Using companion craft as decoys, Taiwanese protesters in fishing boats evaded Japanese coast guard vessels Monday and landed on disputed islands in the East China Sea.
Waving Taiwanese flags, two groups of demonstrators staked their claim to the uninhabited islets for a few minutes before obeying Japanese orders and leaving.
There were no reports of violence.
The demonstrators were among 140 activists from Hong Kong, Macau and Taiwan who set sail from Keelung, Taiwan, Sunday night in the largest challenge yet to Japan’s claim to the islands.
Taiwan and China say the islands have belonged to them for centuries; they have received strong backing from Hong Kong and Macau Chinese.
The activists sailed to the chain, known as Senkaku in Japan and Diaoyu in China, aboard 31 fishing boats.
About 6:35 a.m. the protest boats began sailing in and out of Japan’s 12-mile territorial waters around the islands, distracting the coast guard, guard spokesman Yoshihiro Umeda said.
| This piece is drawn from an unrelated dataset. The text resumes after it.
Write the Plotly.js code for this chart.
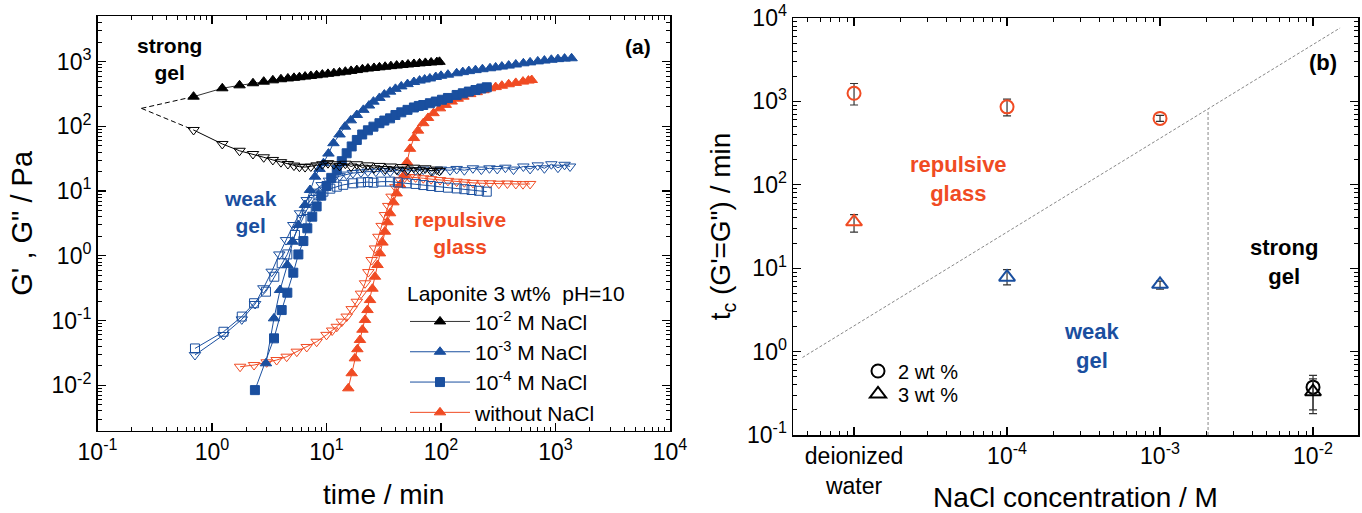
<!DOCTYPE html>
<html><head><meta charset="utf-8">
<script src="https://cdn.plot.ly/plotly-3.0.1.min.js"></script>
<style>html,body{margin:0;padding:0;background:#fff;} #chart{width:1362px;height:513px;}</style>
</head><body><div id="chart"></div>
<script>
// ---------------- Panel (a) data : time / min  vs  G', G'' / Pa ----------------
// 10^-2 M NaCl (strong gel)
const tBlack   = [0.69,1.23,1.74,2.28,2.83,3.4,4.0,4.6,5.2,5.8,6.5,7.3,8.2,9.2,10.3,11.6,13,14.6,16.4,18.4,20.6,23,26,29,32.5,36.5,41,46,51.5,58,65,73,82,92,97];
const gpBlack  = [288,388,431,464,491,515,535,550,563,575,588,602,617,632,648,664,682,700,720,742,764,783,800,818,835,853,870,888,905,922,940,957,972,985,995];
const gppBlack = [88,53.5,42,37.4,33.3,30.3,28,26.2,24.8,23.8,23.5,24,25,26,27,26,24.5,26.5,24,26,23,25,22.5,24.5,22,24,21.5,23.5,21.5,23,21,22.5,20.5,21.5,20.5];
// dashed extrapolation of the strong gel to short times
const tExtrap   = [0.242,0.69];
const gpExtrap  = [190,288];
const gppExtrap = [190,88];
// 10^-3 M NaCl
const tp3  = [2.96,3.48,3.93,4.55,5.07,5.68,6.49,7.18,7.94,8.7,9.4,10.4,11.5,13,14.5,16.3,18.4,21,23.5,25.7,29,32,35.9,40,45,51,58,65,72,80,90,100,115,137,155,175,200,230,268,300,340,390,450,524,600,700,800,920,1050,1200,1382];
const gp3  = [0.0218,0.108,0.296,0.72,1.65,2.99,6.1,10.4,16.7,22,27,38,55,75,99,124,150,180,210,241,275,310,344,380,415,450,485,510,530,550,580,605,630,662,690,715,740,765,791,815,840,870,905,944,975,1010,1040,1070,1095,1115,1129];
const tpp3 = [0.71,1.26,1.82,2.38,2.81,3.32,3.87,4.43,5.13,5.87,6.72,7.67,9.08,10.5,11.5,13,15,17,20,23,27,32,36,42,50,60,70,85,100,120,137,160,190,225,265,310,365,430,524,600,700,800,920,1050,1200,1340];
const gpp3 = [0.0293,0.0597,0.104,0.18,0.315,0.568,1.05,1.75,2.99,4.54,7.27,9.8,12.4,14.5,15.8,17,18,19,19.5,20,20,20.5,20,21,20.5,21,21.5,20.5,21.5,21,22,21,22.5,21.5,22.5,22,23,21.5,24,22,25,22.5,26,23,25.5,24];
// 10^-4 M NaCl
const tp4  = [2.37,3.48,4.06,4.55,5.13,5.68,6.28,6.8,7.51,8.2,9.0,10,11,12.3,13.6,15,16.6,18.4,20.5,23,25.7,29,32,35.9,40,45,51,58,64,70,80,90,102,115,137,155,175,200,225,251];
const gp4  = [0.0084,0.053,0.145,0.269,0.548,1.05,1.69,2.66,4.02,5.8,8.5,12,16,21.2,29,38.4,49,61.7,75,87,99,112,123,133,150,165,180,196,207,214,228,242,258,275,306,325,345,365,385,402];
const tpp4 = [0.71,1.26,1.82,2.33,2.96,3.5,4.06,4.55,5.3,6.06,6.72,7.67,8.5,9.4,10.8,12.3,14,17.1,20,23,25.7,30,35.9,42,50,60,70,82,96,115,137,160,185,215,251];
const gpp4 = [0.037,0.067,0.115,0.185,0.279,0.475,0.766,1.05,2.1,3.57,5.1,7.3,8.6,9.8,10.9,11.7,12.5,13.2,13.6,13.8,13.5,14,14,13.6,13.2,12.9,12.4,12,11.6,11.3,11,10.7,10.4,10.1,9.8];
// without NaCl (repulsive glass)
const tpR  = [15.5,16.6,17.7,18.6,19.6,20.6,21.7,22.8,24,25.2,26.5,27.9,29.3,30.8,32.4,34.1,35.9,38.4,41,44,47.5,50.5,53.6,58,63,70,77,86,98,110,124,140,157,180,205,235,268,300,340,390,450,520,580,620];
const gpR  = [0.00895,0.0153,0.026,0.036,0.05,0.072,0.102,0.145,0.207,0.31,0.475,0.72,1.09,1.6,2.36,3.3,4.54,6.7,9.2,12.5,17.5,28,45,66,86,112,135,160,190,215,242,268,288,315,338,362,388,405,425,448,470,492,510,521];
const tppR = [1.76,2.33,3.0,3.67,4.49,5.5,6.72,8.2,10,11.2,12.3,13.6,15,16.6,18.4,20,21.7,23.2,24.8,26.5,28.4,30.3,32.4,34.6,37,40,43.9,48,53,60,70,82,98,115,137,160,190,230,268,320,380,450,520,600];
const gppR = [0.0193,0.0205,0.0226,0.0245,0.0276,0.033,0.039,0.047,0.06,0.07,0.08,0.096,0.115,0.15,0.195,0.26,0.376,0.56,0.86,1.3,1.97,2.9,4.26,5.9,8.2,11.5,14.9,16.2,16.5,16.3,15.8,15.3,14.8,14.4,14,13.7,13.4,13.2,13.2,13,13.1,12.9,12.8,12.9];

const legendNames = ['10<sup>-2</sup> M NaCl','10<sup>-3</sup> M NaCl','10<sup>-4</sup> M NaCl','without NaCl'];
const legendTitleA = 'Laponite 3 wt%\u00a0\u00a0pH=10';

// ---------------- Panel (b) data : NaCl concentration vs t_c ----------------
const conc2   = [1e-2,1e-5,1e-4,1e-3];          // 2 wt %  (1e-5 = deionized water)
const tc2     = [0.375,1250,860,625];
const err2Up  = [0.095,390,207,55];
const err2Dn  = [0.175,345,189,50];
const conc3   = [1e-2,1e-5,1e-4,1e-3];          // 3 wt %
const tc3     = [0.33,36,7.8,6.4];
const err3Up  = [0.19,8,1.8,0.6];
const err3Dn  = [0.15,9,1.5,0.8];
const phase2  = ['strong','glass','glass','glass'];
const phase3  = ['strong','glass','weak','weak'];
// phase boundaries
const bndDiagX = [4.6e-6,0.01503];
const bndDiagY = [0.85,7600];
const bndVertX = [2.06e-3,2.06e-3];
const bndVertY = [0.1,800];

const tickValsA_x = [0.1,1,10,100,1000,10000];
const tickTextA_x = ['10<sup>-1</sup>','10<sup>0</sup>','10<sup>1</sup>','10<sup>2</sup>','10<sup>3</sup>','10<sup>4</sup>'];
const tickValsA_y = [0.01,0.1,1,10,100,1000];
const tickTextA_y = ['10<sup>-2</sup>','10<sup>-1</sup>','10<sup>0</sup>','10<sup>1</sup>','10<sup>2</sup>','10<sup>3</sup>'];
const tickValsB_x = [1e-5,1e-4,1e-3,1e-2];
const tickTextB_x = ['deionized<br>water','10<sup>-4</sup>','10<sup>-3</sup>','10<sup>-2</sup>'];
const tickValsB_y = [0.1,1,10,100,1000,10000];
const tickTextB_y = ['10<sup>-1</sup>','10<sup>0</sup>','10<sup>1</sup>','10<sup>2</sup>','10<sup>3</sup>','10<sup>4</sup>'];

// ---------------- styling ----------------
const W = 1362, H = 513;
const FONT = 'Arial, "Liberation Sans", Helvetica, sans-serif';
const BLUE = '#1a4f9f', RED = '#f04b23', BLACK = '#000000';
const phaseColor = {strong: BLACK, glass: RED, weak: BLUE};
const fx = v => v / W;
const fy = v => 1 - v / H;

function series(x, y, color, symbol, size, opts) {
  return Object.assign({
    type: 'scatter', mode: 'lines+markers', x: x, y: y,
    xaxis: 'x', yaxis: 'y',
    line: {color: color, width: 1},
    marker: {symbol: symbol, size: size, color: color, line: {width: 1, color: color}},
    showlegend: false
  }, opts || {});
}

const traces = [
  // repulsive glass
  series(tppR, gppR, RED, 'triangle-down-open', 10, {legendgroup: 'g4'}),
  series(tpR, gpR, RED, 'triangle-up', 10, {name: legendNames[3], showlegend: true, legendgroup: 'g4', legendrank: 4}),
  // 10^-4
  series(tpp4, gpp4, BLUE, 'square-open', 9, {legendgroup: 'g3'}),
  series(tp4, gp4, BLUE, 'square', 9, {name: legendNames[2], showlegend: true, legendgroup: 'g3', legendrank: 3}),
  // 10^-3
  series(tpp3, gpp3, BLUE, 'triangle-down-open', 10, {legendgroup: 'g2'}),
  series(tp3, gp3, BLUE, 'triangle-up', 10, {name: legendNames[1], showlegend: true, legendgroup: 'g2', legendrank: 2}),
  // 10^-2
  {type: 'scatter', mode: 'lines', x: tExtrap, y: gpExtrap, xaxis: 'x', yaxis: 'y', line: {color: BLACK, width: 1, dash: '5px,3px'}, showlegend: false},
  {type: 'scatter', mode: 'lines', x: tExtrap, y: gppExtrap, xaxis: 'x', yaxis: 'y', line: {color: BLACK, width: 1, dash: '5px,3px'}, showlegend: false},
  series(tBlack, gppBlack, BLACK, 'triangle-down-open', 10, {legendgroup: 'g1'}),
  series(tBlack, gpBlack, BLACK, 'triangle-up', 10, {name: legendNames[0], showlegend: true, legendgroup: 'g1', legendrank: 1, line: {color: '#333', width: 1}}),

  // panel (b) boundaries
  {type: 'scatter', mode: 'lines', x: bndDiagX, y: bndDiagY, xaxis: 'x2', yaxis: 'y2', line: {color: '#888', width: 1, dash: '3px,2px'}, showlegend: false},
  {type: 'scatter', mode: 'lines', x: bndVertX, y: bndVertY, xaxis: 'x2', yaxis: 'y2', line: {color: '#888', width: 1, dash: '3px,2px'}, showlegend: false},
  // 2 wt %
  {type: 'scatter', mode: 'markers', x: conc2, y: tc2, xaxis: 'x2', yaxis: 'y2', name: '2 wt %', legend: 'legend2',
   marker: {symbol: 'circle-open', size: 13, color: phase2.map(p => phaseColor[p]), line: {width: 2}},
   error_y: {type: 'data', symmetric: false, array: err2Up, arrayminus: err2Dn, color: '#333', thickness: 1.2, width: 4}},
  // 3 wt %
  {type: 'scatter', mode: 'markers', x: conc3, y: tc3, xaxis: 'x2', yaxis: 'y2', name: '3 wt %', legend: 'legend3',
   marker: {symbol: 'triangle-up-open', size: 14, color: phase3.map(p => phaseColor[p]), line: {width: 2}},
   error_y: {type: 'data', symmetric: false, array: err3Up, arrayminus: err3Dn, color: '#333', thickness: 1.2, width: 4}}
];

function logAxis(extra) {
  return Object.assign({
    type: 'log', showline: true, linewidth: 1.5, linecolor: BLACK, mirror: 'allticks',
    ticks: 'inside', ticklen: 8, tickwidth: 1.2, tickcolor: BLACK,
    tickmode: 'array', showgrid: false, zeroline: false,
    tickfont: {family: FONT, size: 23, color: BLACK},
    minor: {ticks: 'inside', ticklen: 4, tickwidth: 1, tickcolor: BLACK, dtick: 'D1', showgrid: false},
    automargin: false
  }, extra);
}

const ann = (text, x, y, color, size) => ({
  text: text, xref: 'paper', yref: 'paper', x: fx(x), y: fy(y), xanchor: 'center', yanchor: 'middle',
  showarrow: false, font: {family: FONT, size: size, color: color}
});

const layout = {
  width: W, height: H,
  margin: {l: 0, r: 0, t: 0, b: 0},
  paper_bgcolor: '#fff', plot_bgcolor: '#fff',
  font: {family: FONT, color: BLACK},
  xaxis: logAxis({domain: [fx(97.5), fx(670)], range: [-1, 4], anchor: 'y',
    tickvals: tickValsA_x, ticktext: tickTextA_x,
    title: {text: 'time / min', font: {family: FONT, size: 28, color: BLACK}, standoff: 20}}),
  yaxis: logAxis({domain: [fy(430.7), fy(16)], range: [-2.703, 3.706], anchor: 'x',
    tickvals: tickValsA_y, ticktext: tickTextA_y,
    title: {text: 'G\' , G" / Pa', font: {family: FONT, size: 29, color: BLACK}, standoff: 10}}),
  xaxis2: logAxis({domain: [fx(793), fx(1358)], range: [-5.399, -1.706], anchor: 'y2',
    tickvals: tickValsB_x, ticktext: tickTextB_x,
    title: {text: 'NaCl concentration / M', font: {family: FONT, size: 28, color: BLACK}, standoff: 6}}),
  yaxis2: logAxis({domain: [fy(435), fy(18)], range: [-1, 4], anchor: 'x2',
    tickvals: tickValsB_y, ticktext: tickTextB_y,
    title: {text: 't<sub>c</sub> (G\'=G") / min', font: {family: FONT, size: 28, color: BLACK}, standoff: 8}}),
  showlegend: true,
  legend: {x: fx(405), y: fy(274), xanchor: 'left', yanchor: 'top', bgcolor: 'rgba(0,0,0,0)',
    font: {family: FONT, size: 21, color: BLACK},
    title: {text: legendTitleA, font: {family: FONT, size: 21, color: BLACK}},
    traceorder: 'grouped', tracegroupgap: 0, itemwidth: 60},
  legend2: {x: fx(858), y: fy(371), xanchor: 'left', yanchor: 'middle', bgcolor: 'rgba(0,0,0,0)',
    font: {family: FONT, size: 20, color: BLACK}},
  legend3: {x: fx(858), y: fy(394), xanchor: 'left', yanchor: 'middle', bgcolor: 'rgba(0,0,0,0)',
    font: {family: FONT, size: 20, color: BLACK}},
  annotations: [
    ann('<b>strong<br>gel</b>', 169, 58.5, BLACK, 21),
    ann('<b>weak<br>gel</b>', 250, 212, BLUE, 21),
    ann('<b>repulsive<br>glass</b>', 460, 233, RED, 21),
    ann('<b>(a)</b>', 638, 47, BLACK, 21),
    ann('<b>(b)</b>', 1323, 63, BLACK, 22),
    ann('<b>repulsive<br>glass</b>', 958, 179, RED, 22),
    ann('<b>weak<br>gel</b>', 1092, 346, BLUE, 22),
    ann('<b>strong<br>gel</b>', 1284, 262, BLACK, 22)
  ]
};

Plotly.newPlot('chart', traces, layout, {staticPlot: true, displayModeBar: false});
</script>
</body></html>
An hour later, four protesters in two small boats raced past the preoccupied coast guard flotilla and landed on one of the islands for about 10 minutes, waving their flag, Umeda said.
Thirty minutes later, another small group of protesters landed on the same islet and repeated that ceremony.
Before leaving Taiwan, protesters said they planned to tear down a 16-foot lighthouse erected by a Japanese ultranationalist group in July.
The lighthouse construction prompted many protests, and China’s government has sharply criticized Japan several times.
Japan’s Kyodo News Service said the coast guard had sent more than 50 patrol boats and military reconnaissance planes to the area.
Located 110 miles north of Taiwan, the islands lie amid rich fishing grounds, and the ocean floor may hold oil and natural gas deposits.